Eres la sombra del genio. Y sí, aprendiste todo de él, pero un día tienes que empezar tu vida aparte porque no eres músico, no eres compositor, ni eres su amante ni su esposa. Eres la secretaria eficiente que de ahí no pasa.
¿Qué te queda? La experiencia, claro. Blah Blah.
Regresas a Inglaterra y pese a los consejos de tu ex jefe de no estudiar porque eso no sirve más que para sacar alumnos en serie, te matriculas en Cambridge. Te aceptan.
Decides no hablar de tu época con Zappa porque no quieres que la gente te acose o sólo te pondere por el morbo de saber las correrías del rockstar.
Con el tiempo, tienes una vida tranquila. Tienes hijos. Tienes marido. Pero no eres la periodista ni la escritora que soñabas.
Un día te das cuenta que tu vida es apacible, pero gris.

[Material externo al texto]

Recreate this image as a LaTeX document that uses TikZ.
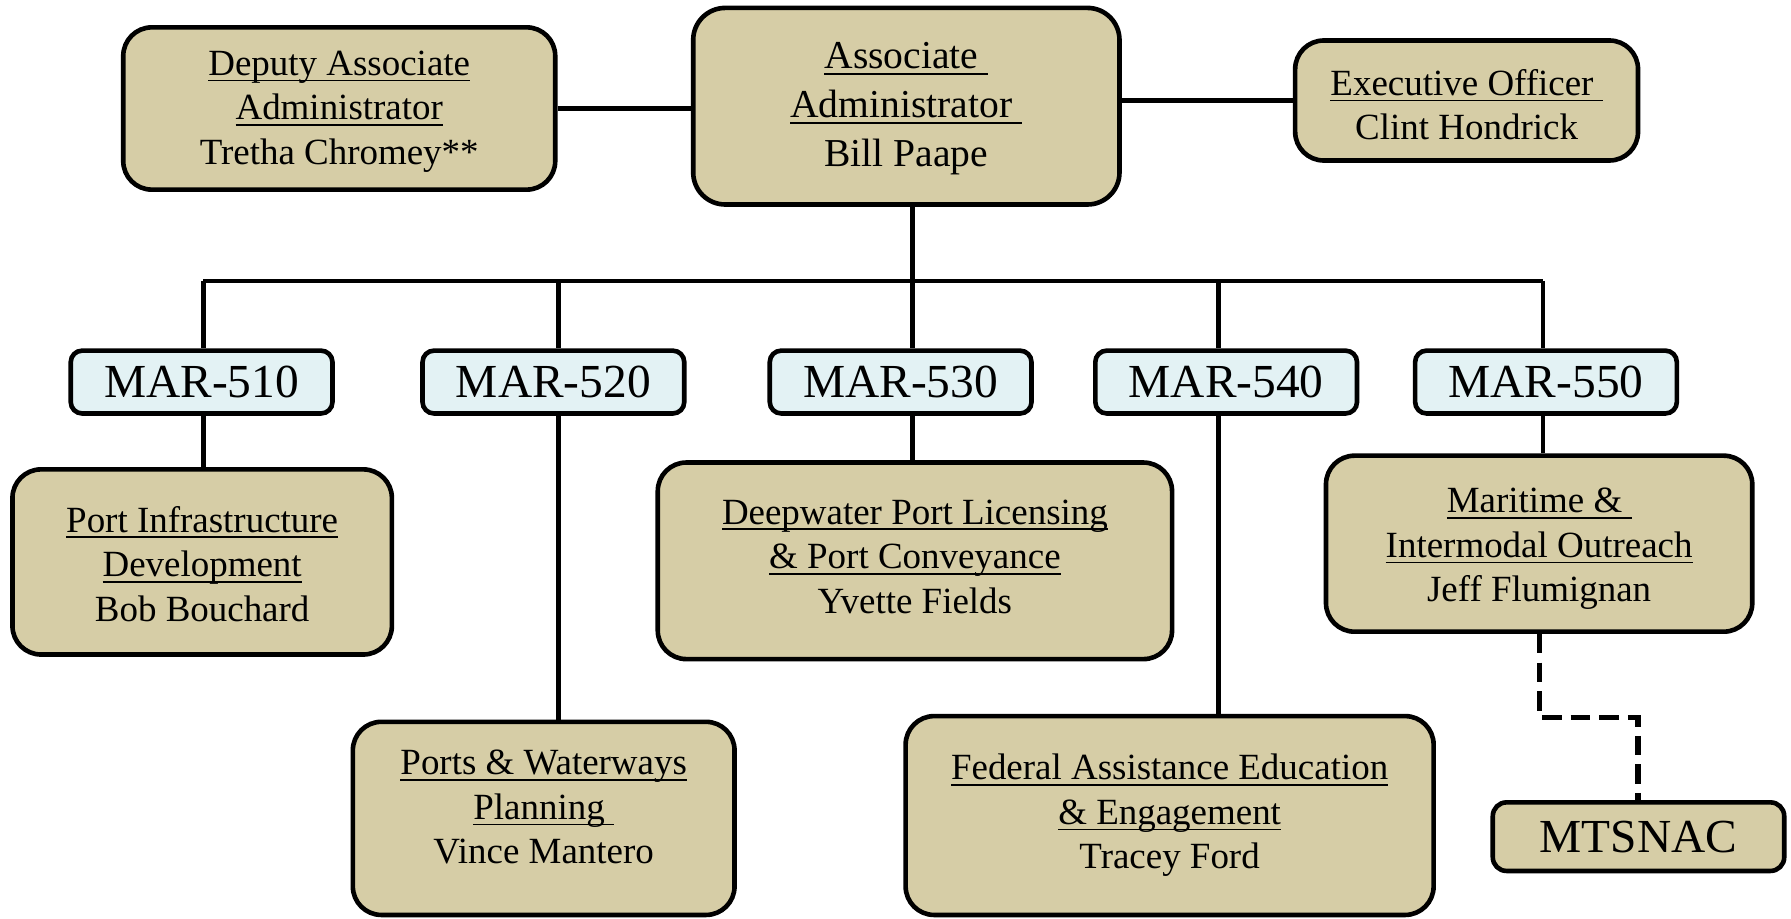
\documentclass[tikz,border=0pt]{standalone}
\usepackage{fontspec}
\setmainfont{Liberation Serif}
\newcommand\ulx[1]{\setbox0\hbox{#1}\rlap{\rule[-1.5pt]{\wd0}{0.4pt}}\box0}
\newcommand\txs[2]{\raisebox{0pt}[\dimexpr\height-(#1)\relax][\dimexpr\depth+(#1)\relax]{\begin{tabular}{@{}c@{}}#2\end{tabular}}}
\definecolor{boxtan}{HTML}{D6CDA6}
\definecolor{marcyan}{HTML}{E3F2F4}
\begin{document}
\begin{tikzpicture}[x=0.01cm,y=-0.01cm,
  box/.style={draw=black,line width=1.15pt,fill=boxtan,rounded corners=0.25cm,align=center,inner sep=0pt,font=\fontsize{9.2}{11.1}\selectfont},
  marbox/.style={draw=black,line width=1.15pt,fill=marcyan,rounded corners=0.1cm,inner sep=0pt,minimum width=2.29cm,minimum height=0.55cm,font=\fontsize{11.8}{13}\selectfont},
  conn/.style={line width=1.15pt},
  dashconn/.style={line width=1.3pt,dash pattern=on 0.17cm off 0.08cm}]
\useasboundingbox (0,0) rectangle (1568,804);

% top row
\node[box,minimum width=3.78cm,minimum height=1.42cm] (dep) at (297,95) {\txs{-0.02cm}{\ulx{Deputy Associate}\\\ulx{Administrator}\\Tretha Chromey**}};
\node[box,rounded corners=0.28cm,minimum width=3.73cm,minimum height=1.72cm,font=\fontsize{9.85}{12.2}\selectfont] (assoc) at (793.5,93) {\txs{-0.015cm}{\ulx{Associate\ }\\\ulx{Administrator\ }\\Bill Paape}};
\node[box,minimum width=3.0cm,minimum height=1.05cm] (exec) at (1284,88) {\txs{-0.07cm}{\ulx{Executive Officer\ }\\Clint Hondrick}};

% MAR row
\node[marbox] (m1) at (176.5,334.5) {MAR-510};
\node[marbox] (m2) at (484.5,334.5) {MAR-520};
\node[marbox] (m3) at (788.5,334.5) {MAR-530};
\node[marbox] (m4) at (1073.5,334.5) {MAR-540};
\node[marbox] (m5) at (1353.5,334.5) {MAR-550};

% offices
\node[box,minimum width=3.32cm,minimum height=1.62cm] (pid) at (177,492) {\txs{-0.05cm}{\ulx{Port Infrastructure}\\\ulx{Development}\\Bob Bouchard}};
\node[box,minimum width=3.34cm,minimum height=1.69cm] (pwp) at (476,716.5) {\txs{0.07cm}{\ulx{Ports \& Waterways}\\\ulx{Planning\ }\\Vince Mantero}};
\node[box,minimum width=4.5cm,minimum height=1.72cm] (dpl) at (801,491) {\txs{0.01cm}{\ulx{Deepwater Port Licensing}\\\ulx{\& Port Conveyance}\\Yvette Fields}};
\node[box,minimum width=4.62cm,minimum height=1.74cm] (fae) at (1024,714) {\ulx{Federal Assistance Education}\\\ulx{\& Engagement}\\Tracey Ford};
\node[box,minimum width=3.73cm,minimum height=1.54cm] (mio) at (1347.5,476) {\txs{-0.04cm}{\ulx{Maritime \&\ }\\\ulx{Intermodal Outreach}\\Jeff Flumignan}};
\node[box,rounded corners=0.12cm,minimum width=2.55cm,minimum height=0.6cm,font=\fontsize{11.8}{13}\selectfont] (mts) at (1434.5,732.5) {MTSNAC};

% bus coordinates
\coordinate (c1) at (178,246);
\coordinate (c2) at (489,246);
\coordinate (c3) at (799,246);
\coordinate (c4) at (1067,246);
\coordinate (c5) at (1351,246);
\coordinate (dk) at (1348,628);
\coordinate (dr) at (1434,628);

\draw[conn] (dep.east) -- (dep.east -| assoc.west);
\draw[conn] (exec.west -| assoc.east) -- (exec.west);
\draw[conn] (assoc.south -| c3) -- (c3);
\draw[conn] (c1) -- (c5);
\draw[conn] (c1) -- (c1 |- m1.north);
\draw[conn] (c2) -- (c2 |- m2.north);
\draw[conn] (c3) -- (c3 |- m3.north);
\draw[conn] (c4) -- (c4 |- m4.north);
\draw[conn] (c5) -- (c5 |- m5.north);
\draw[conn] (c1 |- m1.south) -- (c1 |- pid.north);
\draw[conn] (c2 |- m2.south) -- (c2 |- pwp.north);
\draw[conn] (c3 |- m3.south) -- (c3 |- dpl.north);
\draw[conn] (c4 |- m4.south) -- (c4 |- fae.north);
\draw[conn] (c5 |- m5.south) -- (c5 |- mio.north);
\draw[dashconn] (dk |- mio.south) -- (dk) -- (dr) -- (dr |- mts.north);
\end{tikzpicture}
\end{document}
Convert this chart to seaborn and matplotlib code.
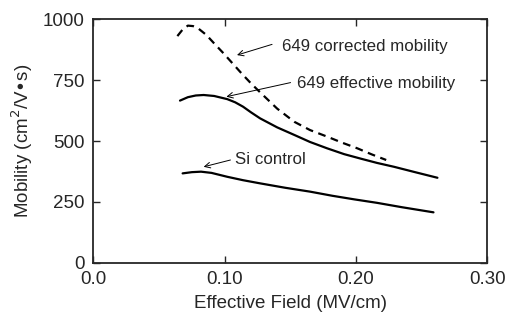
import matplotlib
matplotlib.use("Agg")
import matplotlib.pyplot as plt
import seaborn as sns
import pandas as pd

# values
corr_field = [0.064, 0.068, 0.072, 0.076, 0.080, 0.086, 0.092, 0.099, 0.106, 0.113, 0.120, 0.127, 0.140, 0.153, 0.165, 0.178, 0.190, 0.201, 0.212, 0.223]
corr_mob = [931, 958, 974, 972, 962, 936, 901, 861, 819, 777, 737, 700, 633, 579, 545, 518, 492, 470, 445, 422]

eff_field = [0.066, 0.072, 0.078, 0.084, 0.092, 0.102, 0.108, 0.114, 0.120, 0.127, 0.140, 0.153, 0.165, 0.178, 0.191, 0.204, 0.216, 0.229, 0.245, 0.262]
eff_mob = [666, 680, 687, 689, 685, 672, 659, 641, 618, 593, 556, 525, 496, 470, 446, 427, 410, 394, 372, 349]

si_field = [0.068, 0.075, 0.082, 0.090, 0.102, 0.114, 0.127, 0.146, 0.165, 0.182, 0.199, 0.216, 0.235, 0.259]
si_mob = [367, 372, 374, 369, 353, 339, 326, 308, 292, 275, 260, 246, 228, 207]

x_ticks = [0.0, 0.10, 0.20, 0.30]
x_tick_labels = ["0.0", "0.10", "0.20", "0.30"]
y_ticks = [0, 250, 500, 750, 1000]

sns.set_style("ticks")
plt.rcParams['font.family'] = ['Liberation Sans', 'DejaVu Sans']

fig = plt.figure(figsize=(5.08, 3.2), dpi=100)
ax = fig.add_axes([0.1837, 0.179, 0.9593 - 0.1837, 0.9397 - 0.179])

corr_df = pd.DataFrame({'field': corr_field, 'mob': corr_mob})
eff_df = pd.DataFrame({'field': eff_field, 'mob': eff_mob})
si_df = pd.DataFrame({'field': si_field, 'mob': si_mob})

sns.lineplot(data=corr_df, x='field', y='mob', ax=ax, color='black', linewidth=1.6, sort=False)
ax.lines[-1].set_dashes((3.5, 2.5))
sns.lineplot(data=eff_df, x='field', y='mob', ax=ax, color='black', linewidth=1.6, sort=False)
sns.lineplot(data=si_df, x='field', y='mob', ax=ax, color='black', linewidth=1.6, sort=False)

arrow = dict(arrowstyle='->', color='black', lw=0.7, shrinkA=0, shrinkB=0)
ax.annotate('', xy=(0.1094, 853), xytext=(0.1361, 897), arrowprops=arrow)
ax.text(0.1438, 887, '649 corrected mobility', fontsize=12.2, va='center', ha='left')
ax.annotate('', xy=(0.1013, 682), xytext=(0.1502, 740), arrowprops=arrow)
ax.text(0.1553, 737, '649 effective mobility', fontsize=12.2, va='center', ha='left')
ax.annotate('', xy=(0.084, 394), xytext=(0.1044, 422), arrowprops=arrow)
ax.text(0.1076, 425, 'Si control', fontsize=12.2, va='center', ha='left')

ax.set_xlim(0, 0.30)
ax.set_ylim(0, 1000)
ax.set_xticks(x_ticks)
ax.set_xticklabels(x_tick_labels)
ax.set_yticks(y_ticks)
ax.tick_params(direction='in', top=True, right=True, length=5, width=1,
               labelsize=13.5, pad=6)
ax.tick_params(axis='y', labelright=False)
for s in ax.spines.values():
    s.set_linewidth(1.3)

ax.set_xlabel('Effective Field (MV/cm)', fontsize=13.5, labelpad=5)
ax.set_ylabel('Mobility (cm$^2$/V\u2022s)', fontsize=13.5, labelpad=6)

fig.savefig('out.png', dpi=100)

Ya no eres la oficinista gris, sino la psicóloga gris, y te preguntas qué podrás hacer para salir de ese tono austero del círculo cromático. Alguien te aconseja: escribe algo que sólo tú sepas, y decides escribir la crónica de tus días al lado Frank y Gail Zappa.
Sacas tu libro. Lo titulas Freak Out! Es bueno. Sabes escribir. Tiene ritmo. Es sincero. Está bien editado. Satisface el morbo de los fanáticos.

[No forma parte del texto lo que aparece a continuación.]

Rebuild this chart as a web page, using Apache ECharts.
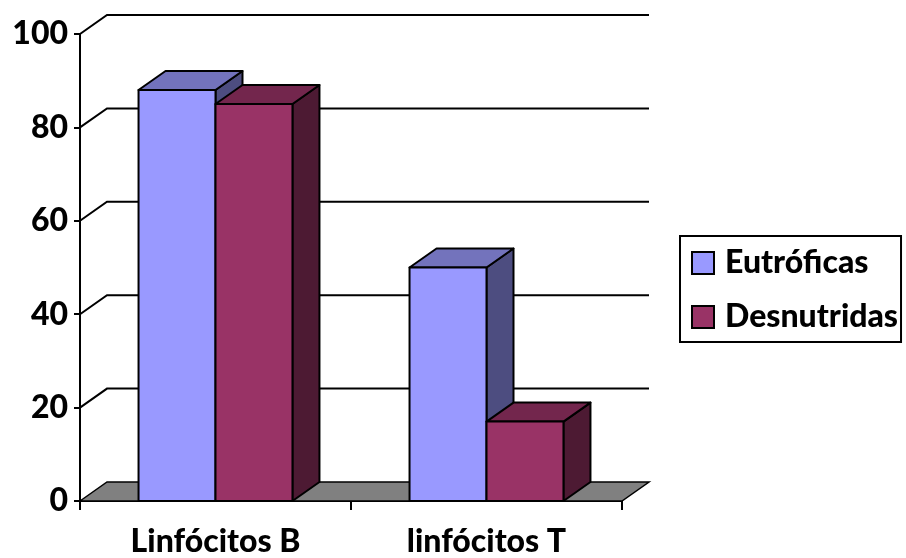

Hace años que Zappa ha muerto por no dejar los pinches Winston en el buró.
Su esposa, Gail, que siempre fue, antes que otra cosa, amiga de su marido, se molesta porque no tuviste la delicadeza de pedirle permiso para publicar esas historias.
¡Qué más da! Son tus memorias. Aparte a la señora Zappa le fue muy muy bien: heredó Zappa Trust, un imperio que maneja con sus hijos de nombres lunáticos.
Así que no se puede quejar, porque su alcahuetería le dio réditos exponenciales.
Eres feliz porque tu nombre, Pauline Butcher, resurge en el mundillo musical.
¿Te estás colgando de la fama del muerto? Sí.
Pero Frank sabrá perdonarte desde el infierno, querida.
El bien sabía que en esta vida “todo lo hacemos por dinero”.